Wouldn't we get a better result from taking a much deeper look
at the current cryptographic and privacy situation, rather than
publish a protocol with a cryptographic band-aid which doesn't solve
the problems and gets in the way in many applications ? ...
Isn't publishing HTTP/2.0 as a 'place-holder' is just a waste of
everybody's time, and a needless code churn, leading to increased
risk of security exposures and failure for no significant gains ?"
I hope that whatever HTTP2.0 ends up being enforces encryption by default.
+1 IDisagreeSoHeMustBeATrollOrAnAstroturferOrAShill
Dang, I'm sad Linus Torvalds, John Carmack, et. al. are "too self important" because someone else made a wikipedia page about them. Or maybe programming, especially concerning the next standard for what most of the internet would ideally run, is too important for fucking hipsters to get involved.
And why shouldn't have a moratorium and review ESPECIALLY in regards to what has come to light about how fucked the internet is in just the last year?

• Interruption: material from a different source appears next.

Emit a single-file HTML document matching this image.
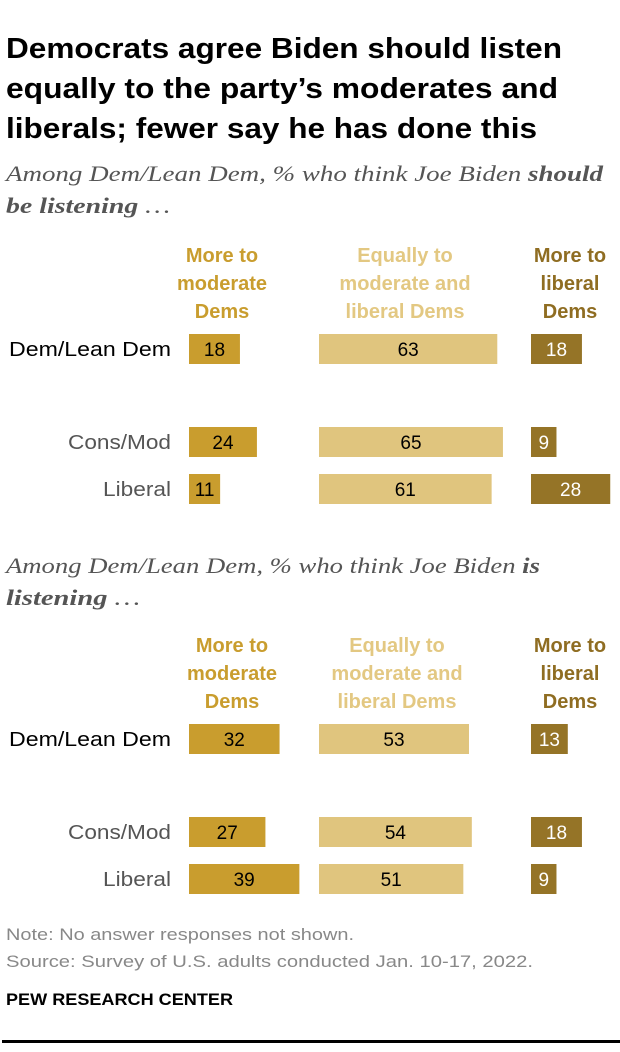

Why proceed blindly with a protocol that comes from Google, who gladly works hand in hand with the NSA and is a Corporation whose core focus to track and monitor every single person and thing online?
What? Just proceed with something that addresses NONE of the present mass surveillance issues, and possibly could make us less secure than we are now just because we don't have a fall back lined up?
Or how about we take this time to step back and reevaluate what HTTP2.0 needs to be -- such as changing to a focus on security and privacy.
I don't think HTTP has any problems with security. All the real world problems with HTTP security are caused by:
* dismally slow roll out of dnssec. It should have been finished years ago, but it has barely even started.
* the high price of acquiring an SSL certificate (it's just bits!).
* slow rollout of IPv6 (SSL certificates generally require a unique IP and we don't have enough to give every domain name a unique IP).
* arguments in the industry about how to revoke a compromised SSL certificate, which has lead to revocation being almost useless.
* SSL doesn't really work when there are thousands of certificate authorities, so some changes are needed to cope with the current situation (eg: dsnssec could be used to prevent two certificate authorities from signing the same domain name)
HTTP/1.1 is roughly seventeen years old now - technically HTTP/1.0 came out seven years before that, but in terms of mass adoption, NSFNet fizzled in '94 and then people really started to pay attention to the web - I had my first webpage about six months before that (at College) and there were maybe a dozen in the whole school who had heard of it previously. Argue for seven years if you'd like, but I'll say that HTTP/1.0 got seriously revised after three years of significant broad usage. SSLv3, still considered almost usable today, was released the year before. TLSv1.2, considered good, has been a standard for over five years and still it's poorly supported though now critically necessary for some security surfaces.
After this burst of innovation, somebody dreamt up the W3C and we got various levels of baroque standards, all while everybody else solved the same problems over and over again. IETF used to be pretty efficient, but it seems like they're at the same point now.
I won't argue for SPDY becoming HTTP/2.0 but I will admire it as an effort to freaking do something. Some guys at Google said, "look, screw you guys, we're going to try to fix this mess," and they did something. While imperfect, they still did enough that the HTTP/2.0 committee looked at it and said (paraphrasing), "hrm, since we haven't done anything useful for 15 years, let's take SPDY and tweak it and call it a day's work well done."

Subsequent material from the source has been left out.